Supreme Court: While considering the instant appeal challenging the accused husband’s acquittal in the case concerning his wife’s death under mysterious circumstances 22 years ago (2003); the Division Bench of J.B. Pardiwala* and Manoj Misra, JJ., upon perusing the facts of the case, found that the circumstances in the case constitute more than a prima facie case to enable the prosecution to invoke Section 106 of the Evidence Act and shift the burden on the accused husband to explain what had happened on the day & date his wife died. The Court opined that the prosecution duly established the foundational facts, thereby justifying the invocation of Section 106, Evidence Act. The Court while determining the matter, reiterated the foundational principles regarding testimony of a child witness and convictions based on circumstantial evidence. Hence, the accused husband’s acquittal was set aside and his conviction and sentence by the Trial Court was restored.

The Court pointed out that if an offence takes place inside the four walls of a house and in such circumstances where the accused has all the opportunity to plan and commit the offence at the time and in the circumstances of its choice, it will be extremely difficult for the prosecution to lead direct evidence to establish the guilt of the accused. It is to resolve such a situation that Section 106 of the Evidence Act exists in the statute book.

Background:

On the night of 15-7-2003, the complainant along with his father and relatives heard cries and screams of the deceased coming from the house of the accused. After some time, the screams of the deceased stopped. At about in the morning, they learnt from the other inhabitants of the village that the deceased had died during the night and that her body had been cremated.
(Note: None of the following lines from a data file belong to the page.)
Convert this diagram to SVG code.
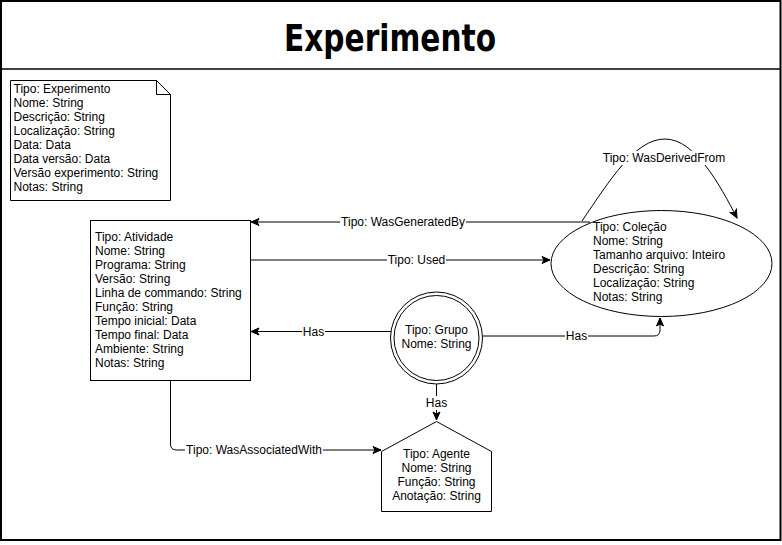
<svg xmlns="http://www.w3.org/2000/svg" width="782" height="545" viewBox="0 0 782 545">
<style>
.t{font-family:"Liberation Sans",Arial,sans-serif;font-size:12px;fill:#000}
.c{text-anchor:middle}
.lb{font-family:"Liberation Sans",Arial,sans-serif;font-size:12px;fill:#000;text-anchor:middle;dominant-baseline:central}
.s{fill:#fff;stroke:#000;stroke-width:1}
.e{fill:none;stroke:#000;stroke-width:1}
.bg{fill:#fff}
</style>
<defs>
<marker id="a" markerUnits="userSpaceOnUse" markerWidth="10" markerHeight="10" viewBox="0 0 10 10" refX="9" refY="5" orient="auto">
<path d="M1,1.5 L9,5 L1,8.5 L3,5 Z" fill="#000" stroke="#000" stroke-width="1"/>
</marker>
</defs>
<rect width="782" height="545" fill="#fff"/>
<g id="frame">
<rect x="1" y="1" width="779.5" height="539" fill="none" stroke="#000" stroke-width="2"/>
<line x1="1" y1="69" x2="780.5" y2="69" stroke="#000" stroke-width="1.5"/>
<text x="390" y="51" font-family="'DejaVu Sans',sans-serif" font-weight="bold" font-size="38" text-anchor="middle" textLength="212" lengthAdjust="spacingAndGlyphs">Experimento</text>
</g>
<g id="experimento">
<path class="s" d="M10.5,80.5 H156.5 L170.5,94.5 V200.5 H10.5 Z"/>
<path class="e" d="M156.5,80.5 V94.5 H170.5"/>
<text class="t" x="13.5" y="92.5">Tipo: Experimento</text>
<text class="t" x="13.5" y="106.5">Nome: String</text>
<text class="t" x="13.5" y="120.5">Descrição: String</text>
<text class="t" x="13.5" y="134.5">Localização: String</text>
<text class="t" x="13.5" y="148.5">Data: Data</text>
<text class="t" x="13.5" y="162.5">Data versão: Data</text>
<text class="t" x="13.5" y="176.5">Versão experimento: String</text>
<text class="t" x="13.5" y="190.5">Notas: String</text>
</g>
<g id="connectors">
<path class="e" d="M590,222 L251,222" marker-end="url(#a)"/>
<path class="e" d="M251,260 L550,260" marker-end="url(#a)"/>
<path class="e" d="M391,331.5 L251,331.5" marker-end="url(#a)"/>
<path class="e" d="M483,336 L654,336 Q660,336 660,330 L660,318" marker-end="url(#a)"/>
<path class="e" d="M436.5,384 L436.5,420" marker-end="url(#a)"/>
<path class="e" d="M170.5,381 L170.5,444 Q170.5,450 176.5,450 L381,450" marker-end="url(#a)"/>
<path class="e" d="M582,221 C610,180 635,139 665,139 C695,139 720,185 737,218" marker-end="url(#a)"/>
<rect class="bg" x="340" y="215" width="126" height="14"/>
<text class="lb" x="403" y="222">Tipo: WasGeneratedBy</text>
<rect class="bg" x="387" y="253" width="59" height="14"/>
<text class="lb" x="416.5" y="260">Tipo: Used</text>
<rect class="bg" x="302" y="325" width="23" height="14"/>
<text class="lb" x="313.5" y="331.5">Has</text>
<rect class="bg" x="565" y="329" width="23" height="14"/>
<text class="lb" x="576.5" y="336">Has</text>
<rect class="bg" x="425" y="396" width="23" height="14"/>
<text class="lb" x="436.5" y="403">Has</text>
<rect class="bg" x="185" y="443" width="138" height="14"/>
<text class="lb" x="254" y="450">Tipo: WasAssociatedWith</text>
<rect class="bg" x="602" y="151" width="124" height="14"/>
<text class="lb" x="664" y="158">Tipo: WasDerivedFrom</text>
</g>
<g id="atividade">
<rect class="s" x="90.5" y="220.5" width="160" height="160"/>
<text class="t" x="95" y="240.5">Tipo: Atividade</text>
<text class="t" x="95" y="254.5">Nome: String</text>
<text class="t" x="95" y="268.5">Programa: String</text>
<text class="t" x="95" y="282.5">Versão: String</text>
<text class="t" x="95" y="296.5">Linha de commando: String</text>
<text class="t" x="95" y="310.5">Função: String</text>
<text class="t" x="95" y="324.5">Tempo inicial: Data</text>
<text class="t" x="95" y="338.5">Tempo final: Data</text>
<text class="t" x="95" y="352.5">Ambiente: String</text>
<text class="t" x="95" y="366.5">Notas: String</text>
</g>
<g id="colecao">
<ellipse class="s" cx="661.5" cy="263.5" rx="110.5" ry="53"/>
<text class="t" x="593" y="231">Tipo: Coleção</text>
<text class="t" x="593" y="245">Nome: String</text>
<text class="t" x="593" y="259">Tamanho arquivo: Inteiro</text>
<text class="t" x="593" y="273">Descrição: String</text>
<text class="t" x="593" y="287">Localização: String</text>
<text class="t" x="593" y="301">Notas: String</text>
</g>
<g id="grupo">
<circle class="s" cx="436.5" cy="338" r="46"/>
<circle class="e" cx="436.5" cy="338" r="42.5"/>
<text class="t c" x="436.5" y="333.5">Tipo: Grupo</text>
<text class="t c" x="436.5" y="347.5">Nome: String</text>
</g>
<g id="agente">
<path class="s" d="M436.5,421.5 L491.5,451.5 V511.5 H381.5 V451.5 Z"/>
<text class="t c" x="436.5" y="457.5">Tipo: Agente</text>
<text class="t c" x="436.5" y="471.5">Nome: String</text>
<text class="t c" x="436.5" y="485.5">Função: String</text>
<text class="t c" x="436.5" y="499.5">Anotação: String</text>
</g>
</svg>
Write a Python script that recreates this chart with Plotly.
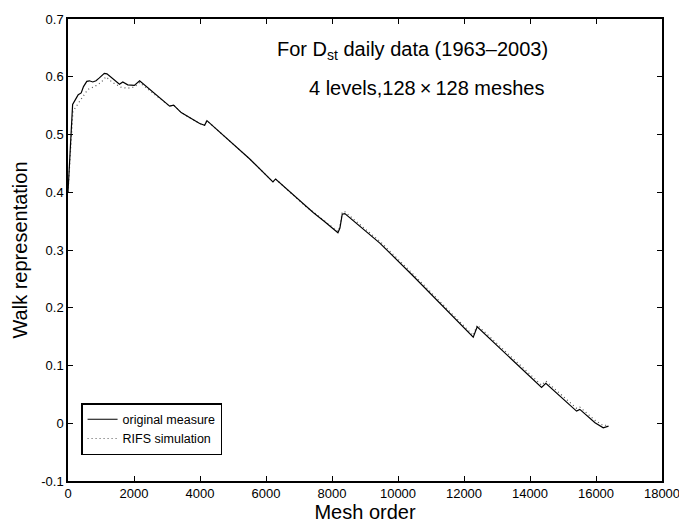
import plotly.graph_objects as go

# Original measure
orig_x = [0, 50, 100, 140, 250, 310, 400, 470, 570, 650, 750, 850, 950, 1100, 1180,
          1360, 1560, 1660, 1810, 2010, 2170, 3080, 3200, 3430, 3690, 3990, 4140, 4210,
          5500, 6210, 6290, 7230, 7280, 7430, 7780, 8180, 8240, 8310, 8390, 9450, 10460,
          12280, 12400, 14350, 14480, 15410, 15510, 15970, 16220, 16380]
orig_y = [0.400, 0.460, 0.510, 0.552, 0.563, 0.569, 0.572, 0.583, 0.592, 0.593, 0.591,
          0.593, 0.598, 0.606, 0.605, 0.596, 0.587, 0.591, 0.586, 0.585, 0.593, 0.549,
          0.551, 0.538, 0.529, 0.519, 0.516, 0.524, 0.458, 0.418, 0.423, 0.374, 0.372,
          0.365, 0.349, 0.330, 0.338, 0.362, 0.363, 0.312, 0.255, 0.149, 0.167, 0.062,
          0.069, 0.021, 0.024, 0.001, -0.008, -0.005]

# RIFS simulation
sim_x = [0, 100, 150, 300, 450, 600, 800, 1000, 1150, 1350, 1600, 1800, 2000, 2170,
         3080, 3200, 3430, 3690, 3990, 4140, 4210, 5500, 6210, 6290, 7230, 7430, 7780,
         8180, 8240, 8310, 8390, 9450, 10460, 12280, 12400, 14350, 14480, 15410, 15510,
         15970, 16220, 16380]
sim_y = [0.400, 0.500, 0.540, 0.553, 0.565, 0.578, 0.583, 0.590, 0.600, 0.590, 0.582,
         0.580, 0.582, 0.590, 0.549, 0.551, 0.538, 0.529, 0.519, 0.516, 0.524, 0.458,
         0.418, 0.423, 0.374, 0.366, 0.350, 0.332, 0.340, 0.366, 0.366, 0.315, 0.258,
         0.152, 0.170, 0.066, 0.073, 0.026, 0.028, 0.005, -0.004, -0.003]

y_ticks = [-0.1, 0, 0.1, 0.2, 0.3, 0.4, 0.5, 0.6, 0.7]
y_tick_text = ["-0.1", "0", "0.1", "0.2", "0.3", "0.4", "0.5", "0.6", "0.7"]
x_ticks = [0, 2000, 4000, 6000, 8000, 10000, 12000, 14000, 16000, 18000]
x_tick_text = ["0", "2000", "4000", "6000", "8000", "10000", "12000", "14000",
               "16000", "18000"]

FONT = "Liberation Sans, Arial, Helvetica, sans-serif"

fig = go.Figure()
fig.add_trace(go.Scatter(x=sim_x, y=sim_y, mode="lines", name="RIFS simulation",
                         line=dict(color="#555555", width=1.2, dash="1px,3px"),
                         legendrank=2))
fig.add_trace(go.Scatter(x=orig_x, y=orig_y, mode="lines", name="original measure",
                         line=dict(color="black", width=1.2), legendrank=1))

fig.add_annotation(x=10449, y=0.646, xref="x", yref="y", showarrow=False,
                   text="For D<sub>st</sub> daily data (1963\u20132003)",
                   font=dict(family=FONT, size=20, color="black"))
fig.add_annotation(x=10873, y=0.581, xref="x", yref="y", showarrow=False,
                   text="4 levels,128\u2009\u00d7\u2009128 meshes",
                   font=dict(family=FONT, size=20, color="black"))

fig.update_layout(
    width=679, height=531,
    margin=dict(l=68, r=17, t=13, b=50),
    plot_bgcolor="white", paper_bgcolor="white",
    font=dict(family=FONT, color="black"),
    showlegend=True,
    legend=dict(x=0.022, y=0.056, xanchor="left", yanchor="bottom",
                bgcolor="white", bordercolor="black", borderwidth=1.5,
                font=dict(family=FONT, size=12.5, color="black"),
                itemwidth=30, tracegroupgap=0),
)
fig.update_xaxes(range=[0, 18000], tickvals=x_ticks, ticktext=x_tick_text,
                 ticks="inside", ticklen=5, ticklabeloverflow="allow",
                 tickcolor="black", showline=True, linecolor="black", linewidth=1.5,
                 mirror="ticks", showgrid=False, zeroline=False, automargin=False,
                 tickfont=dict(family=FONT, size=13, color="black"),
                 title=dict(text="Mesh order", font=dict(family=FONT, size=20), standoff=5))
fig.update_yaxes(range=[-0.1, 0.7], tickvals=y_ticks, ticktext=y_tick_text,
                 ticks="inside", ticklen=5, tickcolor="black", showline=True,
                 linecolor="black", linewidth=1.5, mirror="ticks", showgrid=False,
                 zeroline=False, tickfont=dict(family=FONT, size=13, color="black"),
                 title=dict(text="Walk representation", font=dict(family=FONT, size=20),
                            standoff=8))

fig.write_html("out.html")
After the matter was investigated, a chargesheet was filed against the accused husband and his sister for commission of offences under Sections 302, 201 read with Section 34 of the IPC.

The Trial Court upon perusal of the evidence, circumstances and witnesses (including a child witness), found the accused husband guilty, convicting and sentencing him to undergo rigorous imprisonment for life with fine of Rs. 1,000 for the offence punishable under Section 302 IPC and four years of rigorous imprisonment along with fine of Rs. 2,000 for the offence punishable under Section 201 of the IPC.

Aggrieved with the afore-stated decision of the Trial Court, the accused appealed before Madhya Pradesh High Court. The High Court via the impugned judgment of 2010, acquitted the accused and set aside the Trial Court’s order of conviction finding that the testimony of the child witness, (PW6), was unreliable and tutored.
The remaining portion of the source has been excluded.